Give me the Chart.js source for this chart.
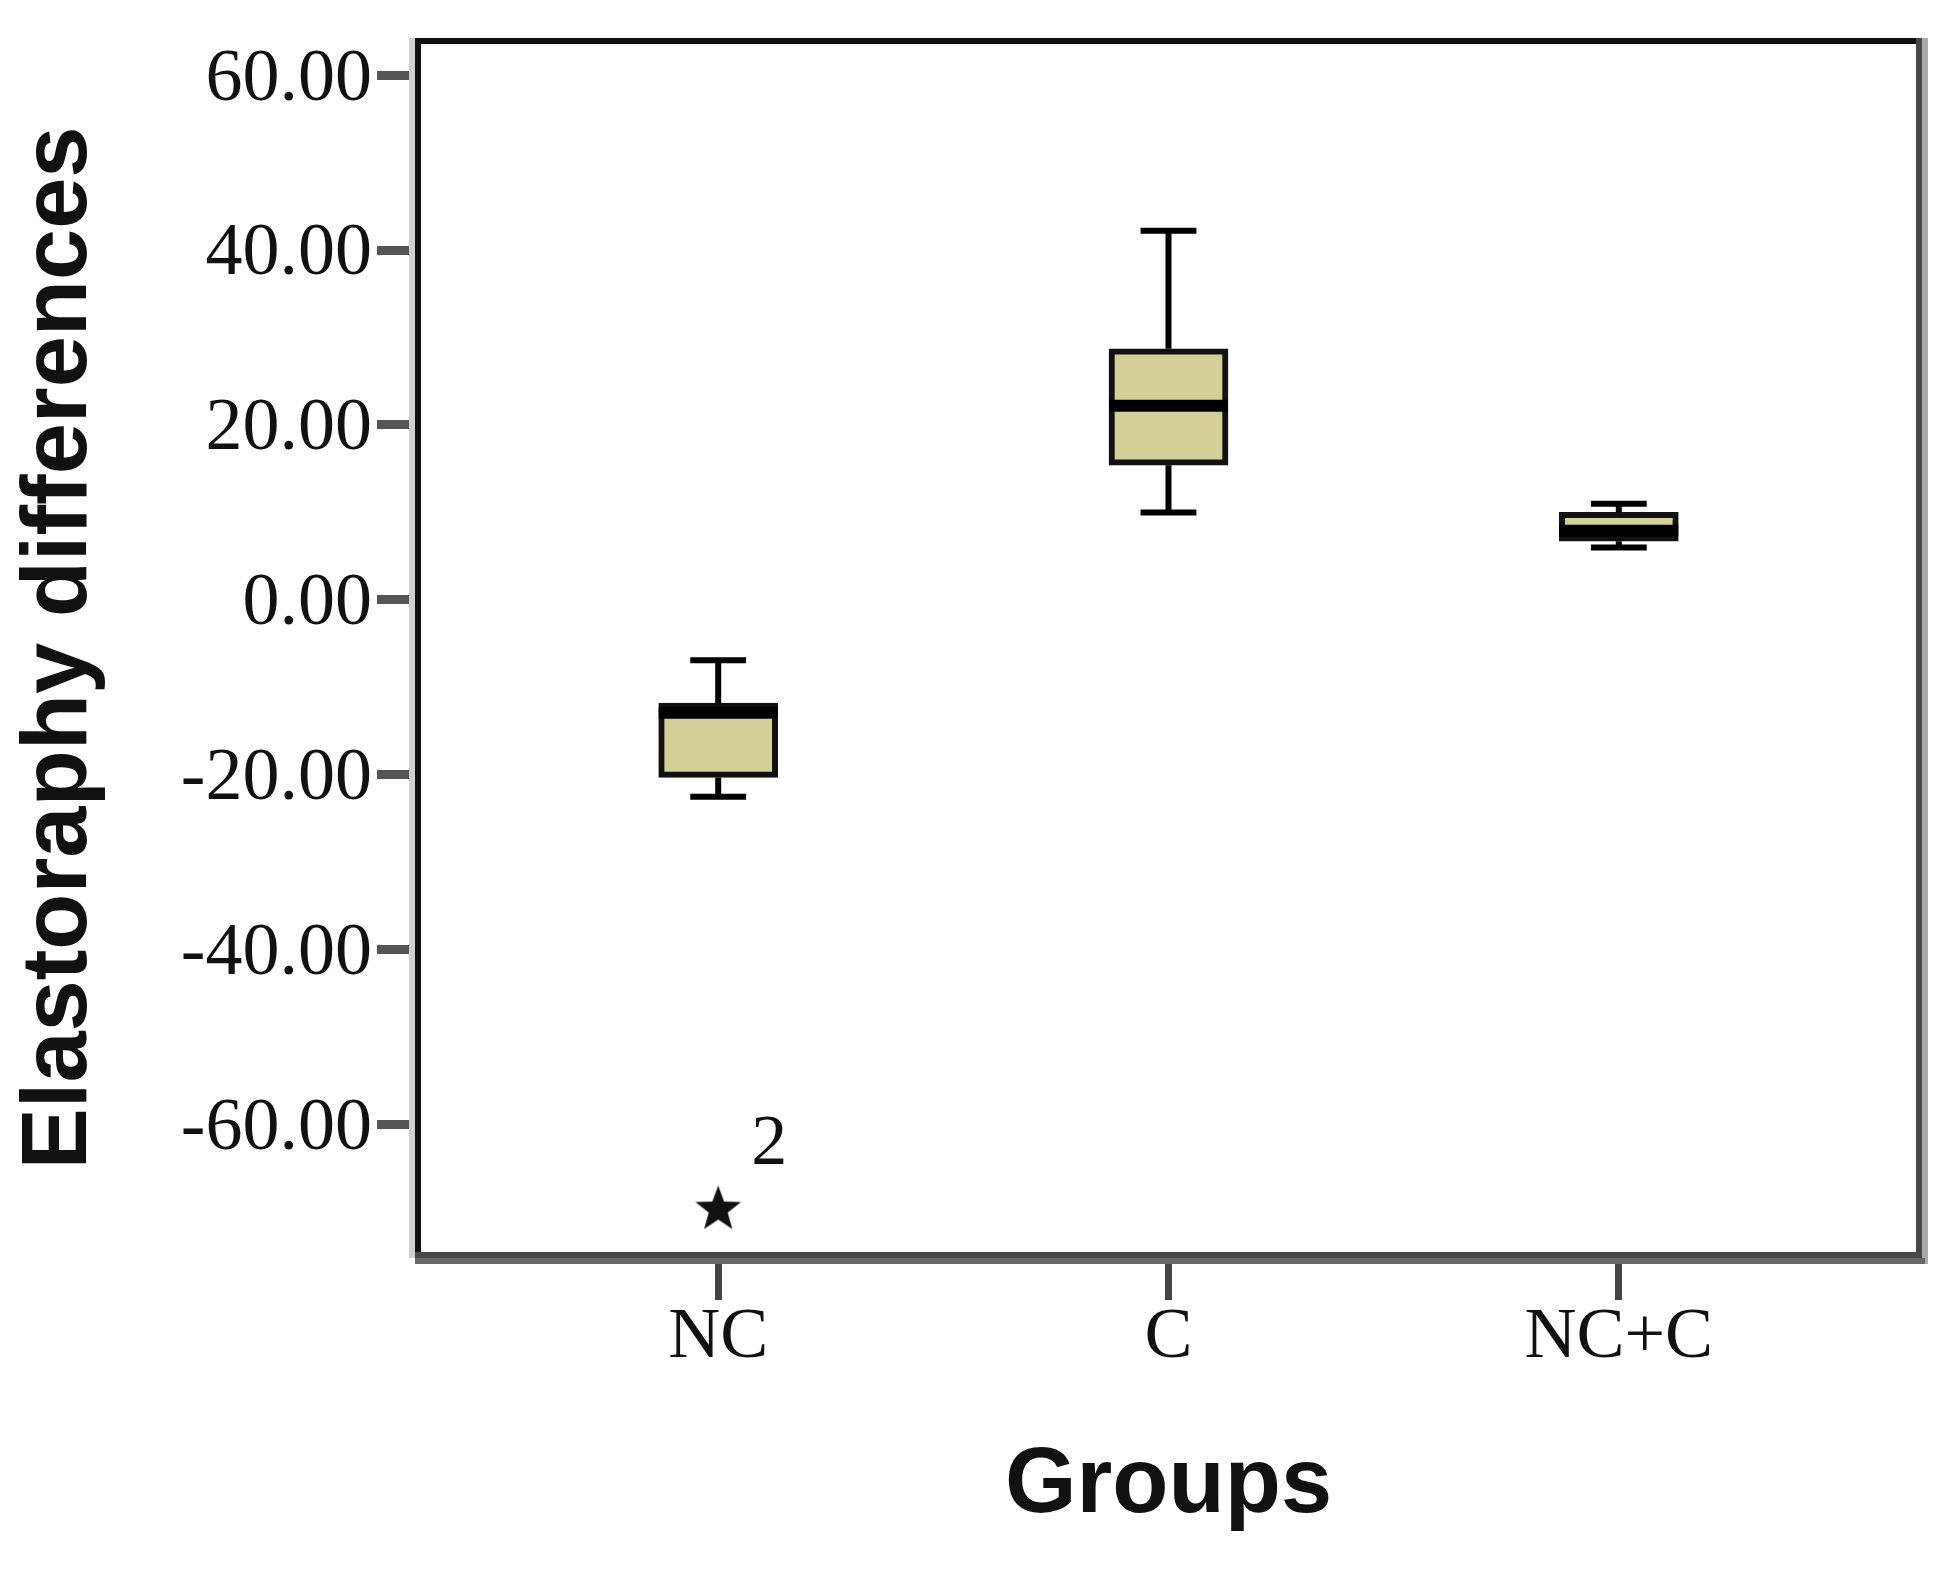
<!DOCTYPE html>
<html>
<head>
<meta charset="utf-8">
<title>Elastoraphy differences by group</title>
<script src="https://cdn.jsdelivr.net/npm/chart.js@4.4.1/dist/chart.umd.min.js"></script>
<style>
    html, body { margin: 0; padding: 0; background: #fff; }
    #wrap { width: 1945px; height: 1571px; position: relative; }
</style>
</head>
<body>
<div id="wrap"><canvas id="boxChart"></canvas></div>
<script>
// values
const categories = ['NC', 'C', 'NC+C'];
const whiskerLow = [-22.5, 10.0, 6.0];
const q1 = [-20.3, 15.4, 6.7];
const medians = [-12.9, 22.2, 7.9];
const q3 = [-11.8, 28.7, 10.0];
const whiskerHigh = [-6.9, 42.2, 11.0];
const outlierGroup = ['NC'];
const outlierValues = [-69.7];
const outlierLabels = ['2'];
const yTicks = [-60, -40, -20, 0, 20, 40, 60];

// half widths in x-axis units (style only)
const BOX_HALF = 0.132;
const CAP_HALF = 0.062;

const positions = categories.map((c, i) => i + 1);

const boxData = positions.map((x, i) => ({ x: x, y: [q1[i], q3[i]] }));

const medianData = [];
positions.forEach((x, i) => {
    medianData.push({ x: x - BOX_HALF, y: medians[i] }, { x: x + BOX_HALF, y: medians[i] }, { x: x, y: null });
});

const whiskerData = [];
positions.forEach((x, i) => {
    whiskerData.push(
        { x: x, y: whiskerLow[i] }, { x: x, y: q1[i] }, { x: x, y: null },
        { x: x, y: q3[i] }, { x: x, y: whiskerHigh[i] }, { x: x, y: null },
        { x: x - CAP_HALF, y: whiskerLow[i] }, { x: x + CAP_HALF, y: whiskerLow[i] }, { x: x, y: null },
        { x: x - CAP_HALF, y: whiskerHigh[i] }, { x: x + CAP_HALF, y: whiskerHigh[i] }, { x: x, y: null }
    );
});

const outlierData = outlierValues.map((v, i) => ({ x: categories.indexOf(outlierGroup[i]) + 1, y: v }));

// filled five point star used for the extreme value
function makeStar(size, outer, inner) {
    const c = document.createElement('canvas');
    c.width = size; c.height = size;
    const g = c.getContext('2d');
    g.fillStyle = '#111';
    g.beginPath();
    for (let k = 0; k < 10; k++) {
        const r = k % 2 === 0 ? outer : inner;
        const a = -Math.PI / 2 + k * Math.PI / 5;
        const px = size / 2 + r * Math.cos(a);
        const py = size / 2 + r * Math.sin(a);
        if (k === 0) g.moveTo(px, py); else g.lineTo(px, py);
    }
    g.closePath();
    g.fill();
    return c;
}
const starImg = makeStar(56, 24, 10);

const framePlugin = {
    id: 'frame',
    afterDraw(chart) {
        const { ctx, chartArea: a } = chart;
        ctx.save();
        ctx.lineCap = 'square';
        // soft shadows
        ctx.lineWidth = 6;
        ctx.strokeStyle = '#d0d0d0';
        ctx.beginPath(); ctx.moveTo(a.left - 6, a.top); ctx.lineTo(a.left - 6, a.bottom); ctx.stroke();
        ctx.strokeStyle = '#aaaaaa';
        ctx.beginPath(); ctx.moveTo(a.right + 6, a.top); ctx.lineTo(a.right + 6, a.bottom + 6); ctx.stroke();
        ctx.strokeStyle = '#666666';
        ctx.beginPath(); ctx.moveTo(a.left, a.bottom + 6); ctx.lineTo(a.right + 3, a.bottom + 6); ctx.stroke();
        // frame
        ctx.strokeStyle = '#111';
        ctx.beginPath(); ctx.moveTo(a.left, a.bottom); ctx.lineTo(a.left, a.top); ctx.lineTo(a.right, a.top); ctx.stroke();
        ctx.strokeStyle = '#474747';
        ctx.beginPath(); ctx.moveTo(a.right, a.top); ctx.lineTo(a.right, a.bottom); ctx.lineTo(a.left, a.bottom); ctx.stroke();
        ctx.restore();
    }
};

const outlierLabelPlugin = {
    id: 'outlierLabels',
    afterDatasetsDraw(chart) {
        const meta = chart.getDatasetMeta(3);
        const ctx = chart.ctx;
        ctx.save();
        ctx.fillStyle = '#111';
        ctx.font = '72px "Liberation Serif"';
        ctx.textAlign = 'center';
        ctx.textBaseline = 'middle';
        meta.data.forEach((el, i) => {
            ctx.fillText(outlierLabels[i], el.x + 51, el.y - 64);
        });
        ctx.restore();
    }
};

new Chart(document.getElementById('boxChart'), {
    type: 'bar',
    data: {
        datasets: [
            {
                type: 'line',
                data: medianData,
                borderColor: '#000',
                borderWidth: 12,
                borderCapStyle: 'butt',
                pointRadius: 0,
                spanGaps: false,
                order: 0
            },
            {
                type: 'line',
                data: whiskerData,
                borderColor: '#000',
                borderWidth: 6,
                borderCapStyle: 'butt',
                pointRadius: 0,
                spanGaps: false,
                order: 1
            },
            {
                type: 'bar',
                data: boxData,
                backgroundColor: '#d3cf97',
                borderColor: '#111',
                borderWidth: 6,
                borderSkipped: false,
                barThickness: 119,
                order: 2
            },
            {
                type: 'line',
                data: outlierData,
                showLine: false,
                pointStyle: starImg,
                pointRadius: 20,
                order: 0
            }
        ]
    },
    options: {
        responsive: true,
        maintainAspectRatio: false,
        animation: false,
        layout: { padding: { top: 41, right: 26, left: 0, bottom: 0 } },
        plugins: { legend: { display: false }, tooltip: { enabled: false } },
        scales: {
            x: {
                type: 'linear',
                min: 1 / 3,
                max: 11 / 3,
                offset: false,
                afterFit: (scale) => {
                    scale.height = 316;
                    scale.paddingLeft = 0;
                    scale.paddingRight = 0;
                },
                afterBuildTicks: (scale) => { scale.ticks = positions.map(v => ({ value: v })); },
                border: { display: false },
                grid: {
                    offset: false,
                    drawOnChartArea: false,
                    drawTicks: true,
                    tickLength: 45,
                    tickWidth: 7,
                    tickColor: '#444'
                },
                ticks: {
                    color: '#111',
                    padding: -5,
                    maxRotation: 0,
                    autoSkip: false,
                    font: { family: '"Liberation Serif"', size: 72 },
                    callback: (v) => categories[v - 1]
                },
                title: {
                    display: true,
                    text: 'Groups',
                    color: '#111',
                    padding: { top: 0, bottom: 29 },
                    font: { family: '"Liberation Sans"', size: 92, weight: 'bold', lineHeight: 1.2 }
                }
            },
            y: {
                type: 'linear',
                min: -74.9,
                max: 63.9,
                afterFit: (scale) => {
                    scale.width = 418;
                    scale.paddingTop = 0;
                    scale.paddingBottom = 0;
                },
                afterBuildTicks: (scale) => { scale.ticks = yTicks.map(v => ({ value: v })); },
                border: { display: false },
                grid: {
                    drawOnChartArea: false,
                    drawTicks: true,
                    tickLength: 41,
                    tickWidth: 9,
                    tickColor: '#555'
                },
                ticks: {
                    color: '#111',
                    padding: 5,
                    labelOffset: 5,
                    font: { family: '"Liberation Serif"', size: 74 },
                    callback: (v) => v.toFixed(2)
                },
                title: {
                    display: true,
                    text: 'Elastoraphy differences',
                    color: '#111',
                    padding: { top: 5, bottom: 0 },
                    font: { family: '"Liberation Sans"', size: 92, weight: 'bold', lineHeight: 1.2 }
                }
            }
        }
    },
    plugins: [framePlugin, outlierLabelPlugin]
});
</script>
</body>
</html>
# # #
Job — Copy the data word for word. Pictures do not go in the copy.

Task solution —
Give me the Chart.js source for this chart.
<!DOCTYPE html>
<html>
<head>
<meta charset="utf-8">
<title>Elastoraphy differences by group</title>
<script src="https://cdn.jsdelivr.net/npm/chart.js@4.4.1/dist/chart.umd.min.js"></script>
<style>
    html, body { margin: 0; padding: 0; background: #fff; }
    #wrap { width: 1945px; height: 1571px; position: relative; }
</style>
</head>
<body>
<div id="wrap"><canvas id="boxChart"></canvas></div>
<script>
// values
const categories = ['NC', 'C', 'NC+C'];
const whiskerLow = [-22.5, 10.0, 6.0];
const q1 = [-20.3, 15.4, 6.7];
const medians = [-12.9, 22.2, 7.9];
const q3 = [-11.8, 28.7, 10.0];
const whiskerHigh = [-6.9, 42.2, 11.0];
const outlierGroup = ['NC'];
const outlierValues = [-69.7];
const outlierLabels = ['2'];
const yTicks = [-60, -40, -20, 0, 20, 40, 60];

// half widths in x-axis units (style only)
const BOX_HALF = 0.132;
const CAP_HALF = 0.062;

const positions = categories.map((c, i) => i + 1);

const boxData = positions.map((x, i) => ({ x: x, y: [q1[i], q3[i]] }));

const medianData = [];
positions.forEach((x, i) => {
    medianData.push({ x: x - BOX_HALF, y: medians[i] }, { x: x + BOX_HALF, y: medians[i] }, { x: x, y: null });
});

const whiskerData = [];
positions.forEach((x, i) => {
    whiskerData.push(
        { x: x, y: whiskerLow[i] }, { x: x, y: q1[i] }, { x: x, y: null },
        { x: x, y: q3[i] }, { x: x, y: whiskerHigh[i] }, { x: x, y: null },
        { x: x - CAP_HALF, y: whiskerLow[i] }, { x: x + CAP_HALF, y: whiskerLow[i] }, { x: x, y: null },
        { x: x - CAP_HALF, y: whiskerHigh[i] }, { x: x + CAP_HALF, y: whiskerHigh[i] }, { x: x, y: null }
    );
});

const outlierData = outlierValues.map((v, i) => ({ x: categories.indexOf(outlierGroup[i]) + 1, y: v }));

// filled five point star used for the extreme value
function makeStar(size, outer, inner) {
    const c = document.createElement('canvas');
    c.width = size; c.height = size;
    const g = c.getContext('2d');
    g.fillStyle = '#111';
    g.beginPath();
    for (let k = 0; k < 10; k++) {
        const r = k % 2 === 0 ? outer : inner;
        const a = -Math.PI / 2 + k * Math.PI / 5;
        const px = size / 2 + r * Math.cos(a);
        const py = size / 2 + r * Math.sin(a);
        if (k === 0) g.moveTo(px, py); else g.lineTo(px, py);
    }
    g.closePath();
    g.fill();
    return c;
}
const starImg = makeStar(56, 24, 10);

const framePlugin = {
    id: 'frame',
    afterDraw(chart) {
        const { ctx, chartArea: a } = chart;
        ctx.save();
        ctx.lineCap = 'square';
        // soft shadows
        ctx.lineWidth = 6;
        ctx.strokeStyle = '#d0d0d0';
        ctx.beginPath(); ctx.moveTo(a.left - 6, a.top); ctx.lineTo(a.left - 6, a.bottom); ctx.stroke();
        ctx.strokeStyle = '#aaaaaa';
        ctx.beginPath(); ctx.moveTo(a.right + 6, a.top); ctx.lineTo(a.right + 6, a.bottom + 6); ctx.stroke();
        ctx.strokeStyle = '#666666';
        ctx.beginPath(); ctx.moveTo(a.left, a.bottom + 6); ctx.lineTo(a.right + 3, a.bottom + 6); ctx.stroke();
        // frame
        ctx.strokeStyle = '#111';
        ctx.beginPath(); ctx.moveTo(a.left, a.bottom); ctx.lineTo(a.left, a.top); ctx.lineTo(a.right, a.top); ctx.stroke();
        ctx.strokeStyle = '#474747';
        ctx.beginPath(); ctx.moveTo(a.right, a.top); ctx.lineTo(a.right, a.bottom); ctx.lineTo(a.left, a.bottom); ctx.stroke();
        ctx.restore();
    }
};

const outlierLabelPlugin = {
    id: 'outlierLabels',
    afterDatasetsDraw(chart) {
        const meta = chart.getDatasetMeta(3);
        const ctx = chart.ctx;
        ctx.save();
        ctx.fillStyle = '#111';
        ctx.font = '72px "Liberation Serif"';
        ctx.textAlign = 'center';
        ctx.textBaseline = 'middle';
        meta.data.forEach((el, i) => {
            ctx.fillText(outlierLabels[i], el.x + 51, el.y - 64);
        });
        ctx.restore();
    }
};

new Chart(document.getElementById('boxChart'), {
    type: 'bar',
    data: {
        datasets: [
            {
                type: 'line',
                data: medianData,
                borderColor: '#000',
                borderWidth: 12,
                borderCapStyle: 'butt',
                pointRadius: 0,
                spanGaps: false,
                order: 0
            },
            {
                type: 'line',
                data: whiskerData,
                borderColor: '#000',
                borderWidth: 6,
                borderCapStyle: 'butt',
                pointRadius: 0,
                spanGaps: false,
                order: 1
            },
            {
                type: 'bar',
                data: boxData,
                backgroundColor: '#d3cf97',
                borderColor: '#111',
                borderWidth: 6,
                borderSkipped: false,
                barThickness: 119,
                order: 2
            },
            {
                type: 'line',
                data: outlierData,
                showLine: false,
                pointStyle: starImg,
                pointRadius: 20,
                order: 0
            }
        ]
    },
    options: {
        responsive: true,
        maintainAspectRatio: false,
        animation: false,
        layout: { padding: { top: 41, right: 26, left: 0, bottom: 0 } },
        plugins: { legend: { display: false }, tooltip: { enabled: false } },
        scales: {
            x: {
                type: 'linear',
                min: 1 / 3,
                max: 11 / 3,
                offset: false,
                afterFit: (scale) => {
                    scale.height = 316;
                    scale.paddingLeft = 0;
                    scale.paddingRight = 0;
                },
                afterBuildTicks: (scale) => { scale.ticks = positions.map(v => ({ value: v })); },
                border: { display: false },
                grid: {
                    offset: false,
                    drawOnChartArea: false,
                    drawTicks: true,
                    tickLength: 45,
                    tickWidth: 7,
                    tickColor: '#444'
                },
                ticks: {
                    color: '#111',
                    padding: -5,
                    maxRotation: 0,
                    autoSkip: false,
                    font: { family: '"Liberation Serif"', size: 72 },
                    callback: (v) => categories[v - 1]
                },
                title: {
                    display: true,
                    text: 'Groups',
                    color: '#111',
                    padding: { top: 0, bottom: 29 },
                    font: { family: '"Liberation Sans"', size: 92, weight: 'bold', lineHeight: 1.2 }
                }
            },
            y: {
                type: 'linear',
                min: -74.9,
                max: 63.9,
                afterFit: (scale) => {
                    scale.width = 418;
                    scale.paddingTop = 0;
                    scale.paddingBottom = 0;
                },
                afterBuildTicks: (scale) => { scale.ticks = yTicks.map(v => ({ value: v })); },
                border: { display: false },
                grid: {
                    drawOnChartArea: false,
                    drawTicks: true,
                    tickLength: 41,
                    tickWidth: 9,
                    tickColor: '#555'
                },
                ticks: {
                    color: '#111',
                    padding: 5,
                    labelOffset: 5,
                    font: { family: '"Liberation Serif"', size: 74 },
                    callback: (v) => v.toFixed(2)
                },
                title: {
                    display: true,
                    text: 'Elastoraphy differences',
                    color: '#111',
                    padding: { top: 5, bottom: 0 },
                    font: { family: '"Liberation Sans"', size: 92, weight: 'bold', lineHeight: 1.2 }
                }
            }
        }
    },
    plugins: [framePlugin, outlierLabelPlugin]
});
</script>
</body>
</html>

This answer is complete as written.